#### [WHAT THE EXERCISE ASKS]
Quote from the first line below through the line that contains "(0,0) rectangle (850,437);", both included, and leave the pictures out.

[Items from a data source]

---

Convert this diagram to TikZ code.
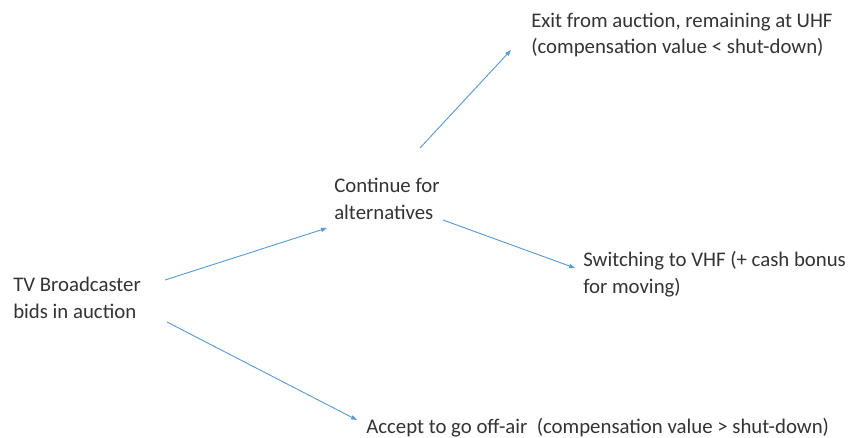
\documentclass[tikz,border=0pt]{standalone}
\usepackage{fontspec}
\setmainfont{Carlito}
\usetikzlibrary{arrows.meta}
\definecolor{linkblue}{HTML}{5B9BD5}
\definecolor{inkgray}{HTML}{333333}

\begin{document}
\begin{tikzpicture}[x=0.75pt,y=-0.75pt,
    choice/.style={anchor=west,align=left,inner sep=0pt,text=inkgray,
      font=\fontsize{15.6}{20}\selectfont},
    link/.style={draw=linkblue,line width=0.7pt,
      -{Triangle[length=4.5pt,width=3.2pt]}}]
  \useasboundingbox (0,0) rectangle (850,437);

  \node[choice] (bid) at (13,298) {TV Broadcaster\\bids in auction};
  \node[choice] (cont) at (334,199) {Continue for\\alternatives};
  \node[choice] (exit) at (531,35) {Exit from auction, remaining at UHF\\(compensation value < shut-down)};
  \node[choice] (vhf) at (583,274) {Switching to VHF (+ cash bonus\\for moving)};
  \node[choice] (off) at (366,428) {Accept to go off-air~ (compensation value > shut-down)};

  \draw[link] ([shift={(152,-18)}]bid.west) -- ([shift={(-7,29)}]cont.west);
  \draw[link] ([shift={(154,24)}]bid.west) -- ([shift={(-9,-8)}]off.west);
  \draw[link] ([shift={(86,-51)}]cont.west) -- ([shift={(-20,15)}]exit.west);
  \draw[link] ([shift={(109,21)}]cont.west) -- ([shift={(-8,-6)}]vhf.west);

\end{tikzpicture}
\end{document}
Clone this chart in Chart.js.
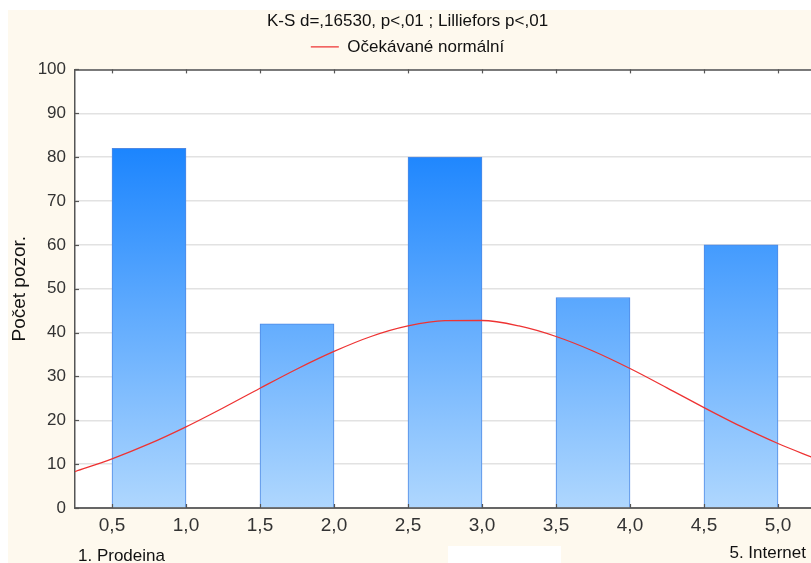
<!DOCTYPE html>
<html><head><meta charset="utf-8">
<script src="https://cdn.jsdelivr.net/npm/chart.js@4/dist/chart.umd.min.js"></script>
<style>html,body{margin:0;padding:0;overflow:hidden;background:#fff;width:811px;height:563px}canvas{display:block}</style>
</head><body>
<canvas id="c" width="830" height="563"></canvas>
<script>
const binLower = [0.5, 1.5, 2.5, 3.5, 4.5];
const binUpper = [1.0, 2.0, 3.0, 4.0, 5.0];
const counts = [82, 42, 80, 48, 60];
const curveX = [0.25, 0.5, 0.75, 1.0, 1.25, 1.5, 1.75, 2.0, 2.25, 2.5, 2.75, 3.0, 3.25, 3.5, 3.75, 4.0, 4.25, 4.5, 4.75, 5.0, 5.25];
const curveY = [8.3, 11.2, 14.6, 18.5, 22.8, 27.3, 31.7, 35.7, 39.1, 41.5, 42.7, 42.75, 41.5, 39.1, 35.8, 31.8, 27.4, 22.9, 18.6, 14.7, 11.3];
const xTicks = [0.5, 1.0, 1.5, 2.0, 2.5, 3.0, 3.5, 4.0, 4.5, 5.0];
const yTicks = [0, 10, 20, 30, 40, 50, 60, 70, 80, 90, 100];
const titleText = "K-S d=,16530, p<,01 ; Lilliefors p<,01";
const legendText = "Očekávané normální";
const yTitle = "Počet pozor.";
const leftNote = "1. Prodeina";
const rightNote = "5. Internet";

Chart.defaults.font.family = "'Liberation Sans', Arial, sans-serif";
Chart.defaults.color = "#333";

const barData = counts.map((v, i) => ({x: (binLower[i] + binUpper[i]) / 2, y: v}));
const lineData = curveX.map((x, i) => ({x: x, y: curveY[i]}));

const decor = {
  id: 'decor',
  beforeDraw(chart) {
    const ctx = chart.ctx, a = chart.chartArea;
    ctx.save();
    ctx.fillStyle = '#ffffff';
    ctx.fillRect(0, 0, chart.width, chart.height);
    ctx.fillStyle = '#fef9ee';
    ctx.fillRect(8, 10, chart.width - 8, chart.height - 10);
    ctx.fillStyle = '#ffffff';
    ctx.fillRect(448, 546, 113, 20);
    ctx.fillRect(a.left, a.top, a.right - a.left, a.bottom - a.top);
    ctx.restore();
  },
  afterDatasetsDraw(chart) {
    const ctx = chart.ctx, a = chart.chartArea;
    const xs = chart.scales.x, ys = chart.scales.y;
    ctx.save();
    ctx.strokeStyle = '#555';
    ctx.lineWidth = 1.5;
    ctx.beginPath();
    ctx.moveTo(a.left, a.top + 0.5);
    ctx.lineTo(a.right, a.top + 0.5);
    ctx.stroke();
    ctx.lineWidth = 1.2;
    xTicks.forEach(v => {
      const px = Math.round(xs.getPixelForValue(v)) + 0.5;
      ctx.beginPath(); ctx.moveTo(px, a.top); ctx.lineTo(px, a.top + 4); ctx.stroke();
      ctx.beginPath(); ctx.moveTo(px, a.bottom); ctx.lineTo(px, a.bottom - 4); ctx.stroke();
    });
    yTicks.forEach(v => {
      const py = Math.round(ys.getPixelForValue(v)) + 0.5;
      ctx.beginPath(); ctx.moveTo(a.left, py); ctx.lineTo(a.left + 4, py); ctx.stroke();
    });
    ctx.restore();
  },
  afterDraw(chart) {
    const ctx = chart.ctx;
    ctx.save();
    ctx.fillStyle = '#111';
    ctx.font = "17px 'Liberation Sans', Arial, sans-serif";
    ctx.textBaseline = 'middle';
    ctx.textAlign = 'left';
    ctx.fillText(leftNote, 78, 556);
    ctx.textAlign = 'right';
    ctx.fillText(rightNote, 806, 553);
    ctx.restore();
  }
};

new Chart(document.getElementById('c'), {
  data: {
    datasets: [
      {
        type: 'line',
        label: legendText,
        data: lineData,
        borderColor: '#ee3333',
        backgroundColor: '#ee3333',
        borderWidth: 1.3,
        pointRadius: 0,
        cubicInterpolationMode: 'monotone',
        xAxisID: 'x',
        order: 0
      },
      {
        type: 'bar',
        label: 'bars',
        data: barData,
        backgroundColor(ctx) {
          const ch = ctx.chart, a = ch.chartArea;
          if (!a) return '#5aa8fe';
          const ys = ch.scales.y;
          const g = ch.ctx.createLinearGradient(0, ys.getPixelForValue(82), 0, ys.getPixelForValue(0));
          g.addColorStop(0, '#1c85fe');
          g.addColorStop(1, '#afd7fe');
          return g;
        },
        borderColor: '#4e89e4',
        borderWidth: 1,
        categoryPercentage: 1,
        barPercentage: 1,
        xAxisID: 'x',
        order: 1
      }
    ]
  },
  options: {
    responsive: false,
    animation: false,
    devicePixelRatio: 1,
    layout: {padding: {top: 6, right: 15, left: 0, bottom: 0}},
    plugins: {
      title: {
        display: true,
        text: titleText,
        color: '#111',
        font: {size: 17, weight: 'normal'},
        padding: {top: 5, bottom: 1}
      },
      legend: {
        display: true,
        labels: {
          filter: item => item.text === legendText,
          usePointStyle: true,
          pointStyle: 'line',
          pointStyleWidth: 28,
          color: '#111',
          font: {size: 17},
          padding: 6
        }
      },
      tooltip: {enabled: false}
    },
    scales: {
      x: {
        type: 'linear',
        min: 0.25,
        max: 5.25,
        offset: false,
        afterBuildTicks(scale) { scale.ticks = xTicks.map(v => ({value: v})); },
        afterFit(scale) { scale.height = 55; },
        grid: {display: false, drawTicks: false, offset: false},
        border: {display: true, color: '#666', width: 2},
        ticks: {
          color: '#333',
          font: {size: 19},
          padding: 6,
          maxRotation: 0,
          autoSkip: false,
          callback: v => v.toFixed(1).replace('.', ',')
        }
      },
      xTop: {
        type: 'linear',
        position: 'top',
        min: 0.25,
        max: 5.25,
        display: true,
        afterFit(scale) { scale.height = 4; },
        grid: {display: false, drawTicks: false},
        border: {display: false},
        ticks: {display: false}
      },
      y: {
        min: 0,
        max: 100,
        afterBuildTicks(scale) { scale.ticks = yTicks.map(v => ({value: v})); },
        afterFit(scale) { scale.width = 75; },
        grid: {color: '#e2e2e2', lineWidth: 1.5, drawTicks: false},
        border: {display: true, color: '#555', width: 1.5},
        ticks: {color: '#333', font: {size: 17}, padding: 9},
        title: {
          display: true,
          text: yTitle,
          color: '#111',
          font: {size: 19},
          padding: {top: 8, bottom: 0}
        }
      }
    }
  },
  plugins: [decor]
});
</script>
</body></html>
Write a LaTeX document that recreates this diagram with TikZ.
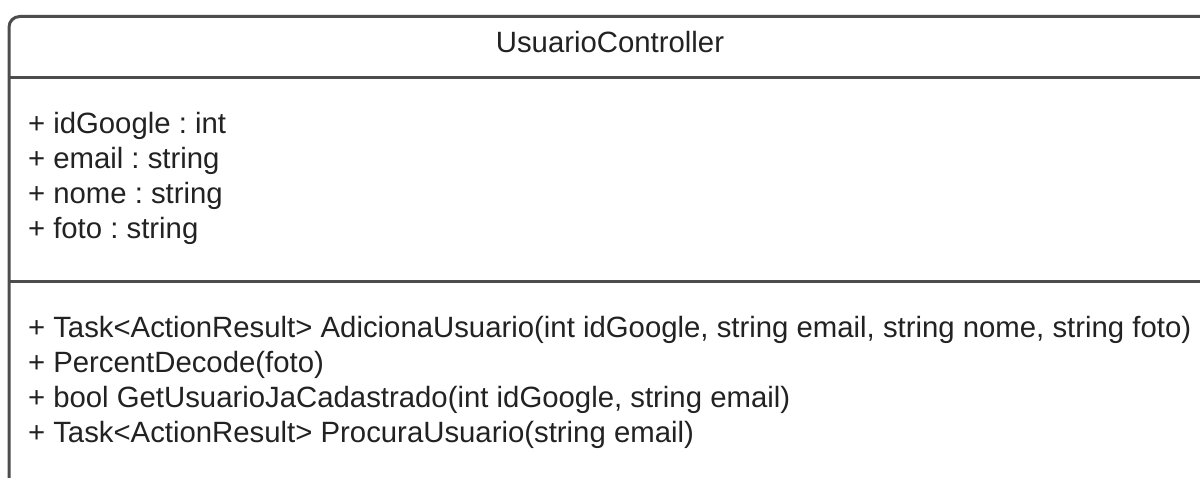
\documentclass[tikz,border=0pt]{standalone}
\usepackage{fontspec}
\setmainfont{Liberation Sans}
\definecolor{edge}{HTML}{4D4D4D}
\definecolor{ink}{HTML}{222222}
\begin{document}
\frenchspacing
\begin{tikzpicture}[x=0.75pt,y=-0.75pt,
  frame/.style={draw=edge,line width=2.25pt},
  txt/.style={inner sep=0pt,outer sep=0pt,text=ink,font=\fontsize{22}{26}\selectfont},
  member/.style={txt,anchor=base west}]
\useasboundingbox (0,0) rectangle (1200,478);
\clip (0,0) rectangle (1200,478);
\fill[white] (0,0) rectangle (1200,478);
\coordinate (bl) at (9,600);
\coordinate (br) at (1211,600);
\draw[frame,rounded corners=8pt] (bl) -- (9,16.5) -- (1211,16.5) -- (br);
\coordinate (d1l) at (9,77.5);
\coordinate (d1r) at (1211,77.5);
\coordinate (d2l) at (9,281.5);
\coordinate (d2r) at (1211,281.5);
\draw[frame] (d1l) -- (d1r);
\draw[frame] (d2l) -- (d2r);
\node[txt,anchor=base] (title) at (610,53) {UsuarioController};
\node[member] (a1) at (28,133) {+ idGoogle : int};
\node[member] (a2) at (28,168) {+ email : string};
\node[member] (a3) at (28,203) {+ nome : string};
\node[member] (a4) at (28,238) {+ foto : string};
\node[member] (m1) at (28,337) {+ Task<ActionResult> AdicionaUsuario(int idGoogle, string email, string nome, string foto)};
\node[member] (m2) at (28,372) {+ PercentDecode(foto)};
\node[member] (m3) at (28,407) {+ bool GetUsuarioJaCadastrado(int idGoogle, string email)};
\node[member] (m4) at (28,442) {+ Task<ActionResult> ProcuraUsuario(string email)};
\end{tikzpicture}
\end{document}
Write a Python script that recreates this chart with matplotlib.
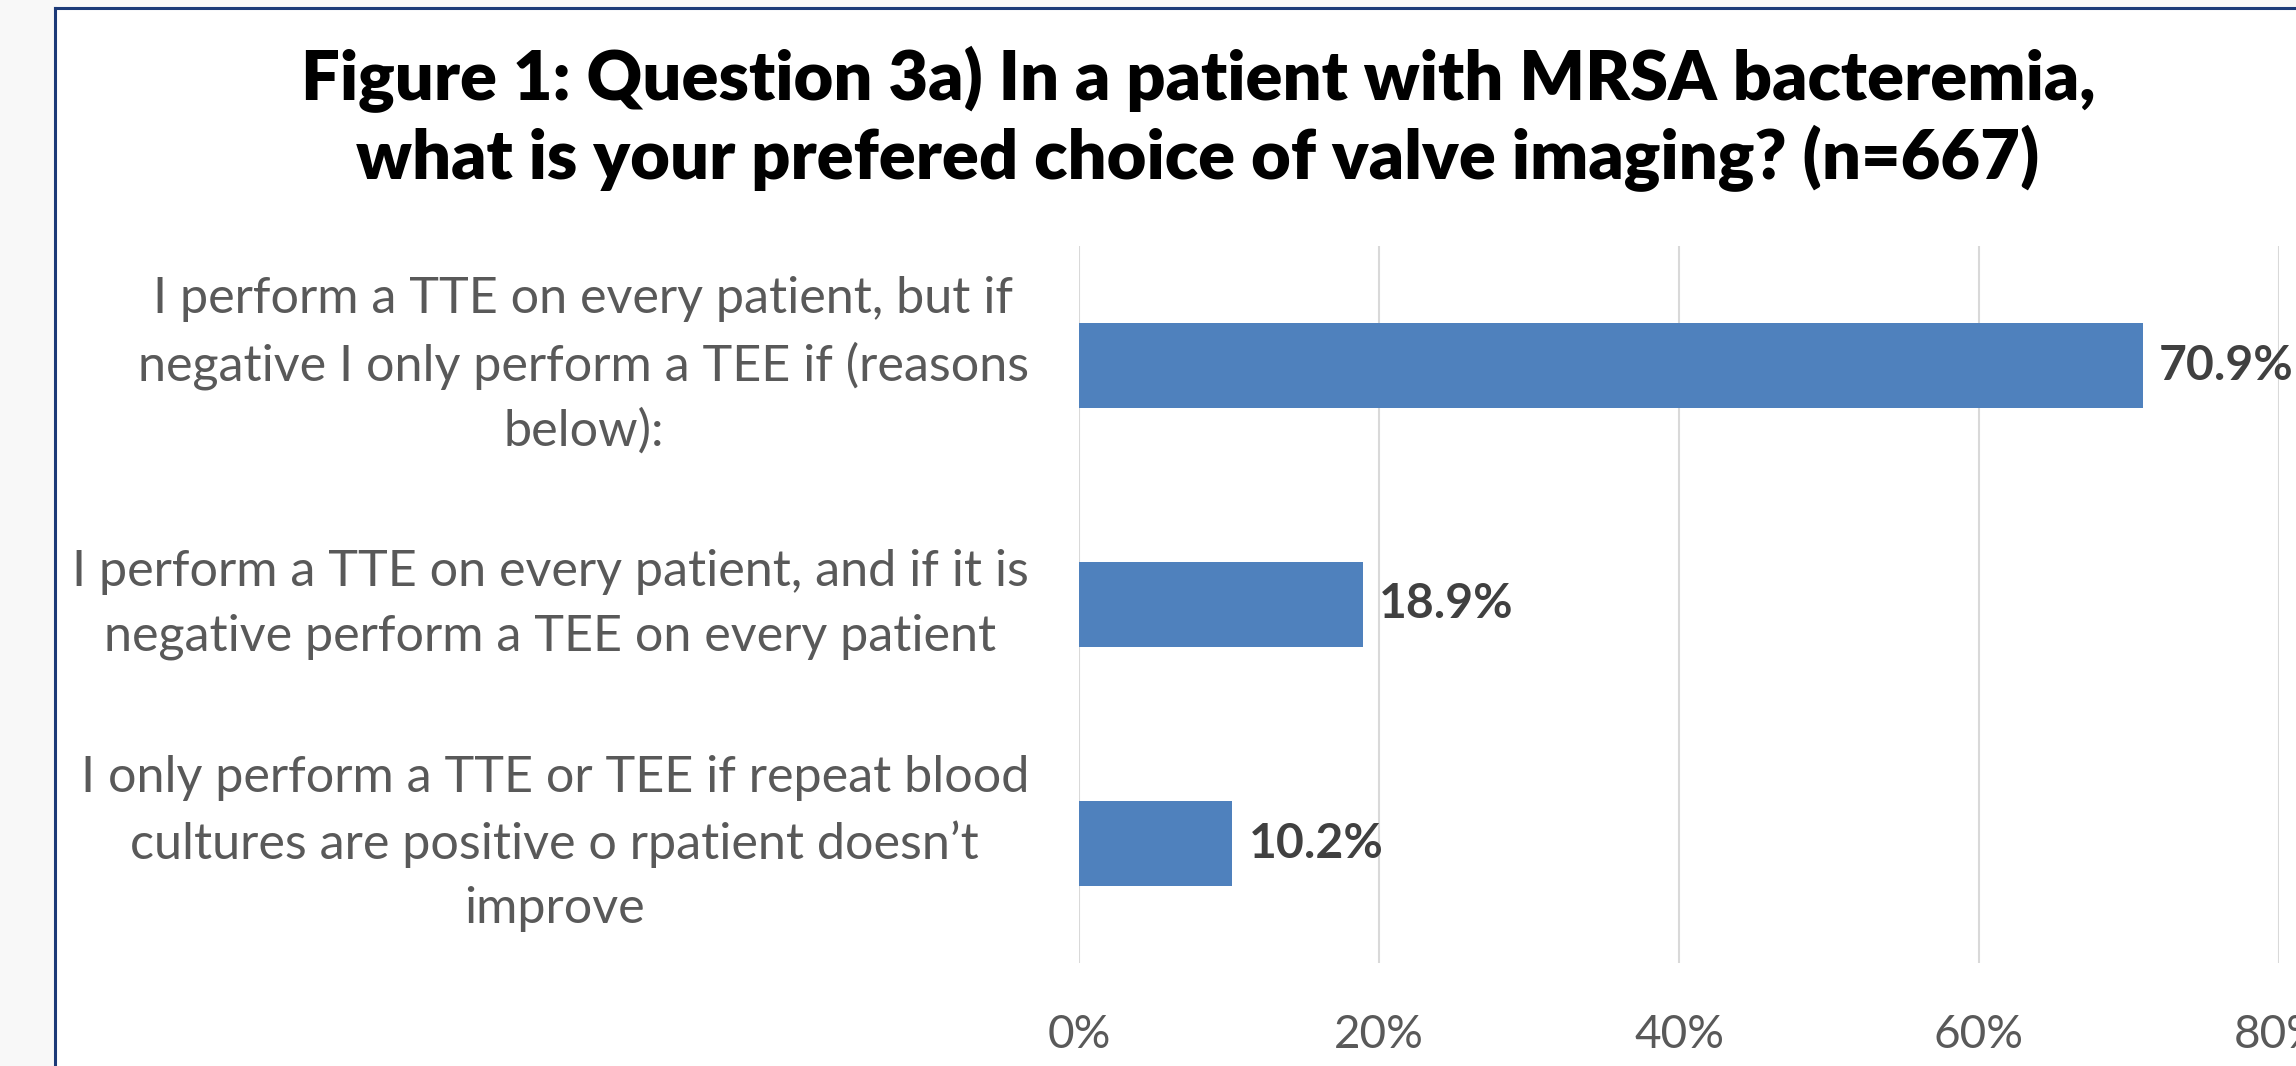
import matplotlib
matplotlib.use("Agg")
import matplotlib.pyplot as plt
from matplotlib.lines import Line2D
from matplotlib.patches import Rectangle

categories = [
    "I perform a TTE on every patient, but if\nnegative I only perform a TEE if (reasons\nbelow):",
    "I perform a TTE on every patient, and if it is\nnegative perform a TEE on every patient",
    "I only perform a TTE or TEE if repeat blood\ncultures are positive o rpatient doesn\u2019t\nimprove",
]
values = [0.709, 0.189, 0.102]
value_labels = ["70.9%", "18.9%", "10.2%"]
xticks = [0.0, 0.2, 0.4, 0.6, 0.8]
xtick_labels = ["0%", "20%", "40%", "60%", "80%"]
title_lines = [
    "Figure 1: Question 3a) In a patient with MRSA bacteremia,",
    "what is your prefered choice of valve imaging? (n=667)",
]

W, H = 2296, 1066
FONT = ["Lato", "DejaVu Sans"]
plt.rcParams["font.family"] = FONT

fig = plt.figure(figsize=(W / 100, H / 100), dpi=100)
fig.patch.set_facecolor("#f8f8f8")

# chart area (white box with navy left/top border)
fig.patches.append(Rectangle((55 / W, 0), 1 - 55 / W, 1 - 8 / H, transform=fig.transFigure,
                             facecolor="white", edgecolor="none", zorder=-5))
fig.lines.append(Line2D([55 / W, 55 / W], [0, 1 - 8 / H], transform=fig.transFigure,
                        color="#1c3a78", lw=2.2, zorder=-4))
fig.lines.append(Line2D([55 / W, 1], [1 - 8 / H, 1 - 8 / H], transform=fig.transFigure,
                        color="#1c3a78", lw=2.2, zorder=-4))

ax = fig.add_axes([1079 / W, 1 - 963 / H, 1200 / W, 717 / H])
ax.set_zorder(2)
ax.patch.set_alpha(0)

y = list(range(len(categories)))
ax.barh(y, values, height=0.355, color="#4f81bd", zorder=3)
ax.set_xlim(0, 0.8)
ax.set_ylim(2.5, -0.5)
ax.set_xticks(xticks)
ax.set_xticklabels(xtick_labels)
ax.set_yticks(y)
ax.set_yticklabels(categories)
for s in ax.spines.values():
    s.set_visible(False)
ax.grid(axis="x", color="#d9d9d9", lw=1.5, zorder=0)
ax.set_axisbelow(True)
ax.tick_params(axis="both", length=0, colors="#595959")
ax.tick_params(axis="x", pad=37)
ax.tick_params(axis="y", pad=36)

renderer = fig.canvas.get_renderer()


def measure(text, size, weight="normal", ls=None):
    t = fig.text(0, 0, text, fontsize=size, fontweight=weight)
    if ls is not None:
        t.set_linespacing(ls)
    bb = t.get_window_extent(renderer)
    t.remove()
    return bb


def fit_size(text, target_px, weight="normal", base=30):
    return base * target_px / measure(text, base, weight).width


cat_size = 0.5 * (fit_size("negative I only perform a TEE if (reasons", 912)
                  + fit_size("I perform a TTE on every patient, and if it is", 933))
# line spacing: make the distance between baselines 69 px
h1 = measure("Ag", cat_size, ls=1.0).height
h2 = measure("Ag\nAg", cat_size, ls=1.0).height
cat_ls = 69 / (h2 - h1)

tick_size = fit_size("20%", 90)
lab_size = fit_size("70.9%", 134, weight="bold")
title_size = fit_size(title_lines[0], 1791, weight="heavy")

for lbl in ax.get_yticklabels():
    lbl.set_fontsize(cat_size)
    lbl.set_multialignment("center")
    lbl.set_linespacing(cat_ls)
    lbl.set_verticalalignment("center")
for lbl in ax.get_xticklabels():
    lbl.set_fontsize(tick_size)

for yi, v, s in zip(y, values, value_labels):
    ax.annotate(s, (v, yi), xytext=(12, 0), textcoords="offset points",
                ha="left", va="center", fontsize=lab_size, fontweight="bold",
                color="#404040", annotation_clip=False)

fig.text(1198 / W, 1 - 100 / H, title_lines[0], ha="center", va="baseline",
         fontsize=title_size, fontweight="heavy", color="black")
fig.text(1198 / W, 1 - 179 / H, title_lines[1], ha="center", va="baseline",
         fontsize=title_size, fontweight="heavy", color="black")

fig.savefig("out.png", dpi=100, facecolor=fig.get_facecolor())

---

#### [TASK SOLUTION]
Convert this diagram to TikZ code.
\documentclass[tikz,border=0pt]{standalone}
\usepackage{fontspec}
\setmainfont{Carlito}
\usetikzlibrary{arrows.meta}
\definecolor{linkblue}{HTML}{5B9BD5}
\definecolor{inkgray}{HTML}{333333}

\begin{document}
\begin{tikzpicture}[x=0.75pt,y=-0.75pt,
    choice/.style={anchor=west,align=left,inner sep=0pt,text=inkgray,
      font=\fontsize{15.6}{20}\selectfont},
    link/.style={draw=linkblue,line width=0.7pt,
      -{Triangle[length=4.5pt,width=3.2pt]}}]
  \useasboundingbox (0,0) rectangle (850,437);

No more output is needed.